Born and raised in the north of England, McKellen attended Cambridge University and since 1961 has worked non-stop in the British theatre. He has been leading man and produced plays, modern and classic, for the Royal Shakespeare Company and the National Theatre of Great Britain and in the West End of London. He has won Olivier Awards for Macbeth (1976-78); The Alchemist (1977); Bent (1979); Wild Honey (1984) and Richard III (1990): plus Evening Standard Awards for Coriolanus (1984) and Othello (1989) and for Outstanding Contribution to British Theatre (2009).
In 1981, he won every available award, including a Tony for Best Actor, as Salieri in the Broadway production of Peter Shaffer's Amadeus. He was most recently in New York in No Man's Land and Waiting for Godot after breaking all box-office records in London and on UK and world tours. Over a decade, he toured his solo entertainment Ian McKellen: Acting Shakespeare throughout four continents, where on DVD it is daily viewed in schools and universities.
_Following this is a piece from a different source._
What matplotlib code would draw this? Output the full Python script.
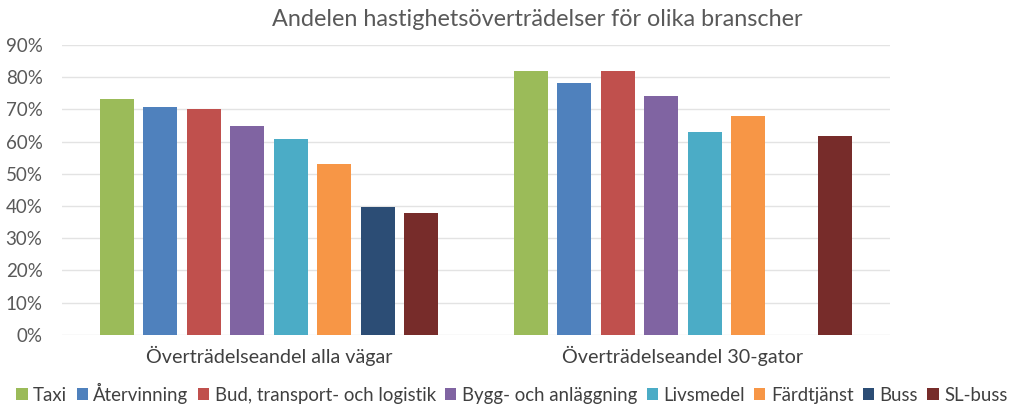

He astonished his fans as Widow Twankey in the Christmas pantomime at the Old Vic in London (2004 & 2005).
In 1991 Sir Ian was knighted, for his outstanding contribution to theatre. He is co-founder of Stonewall UK, which lobbies for legal and social equality for gay people. In 2008, the Queen personally appointed him Companion of Honour for his services to drama and to equality.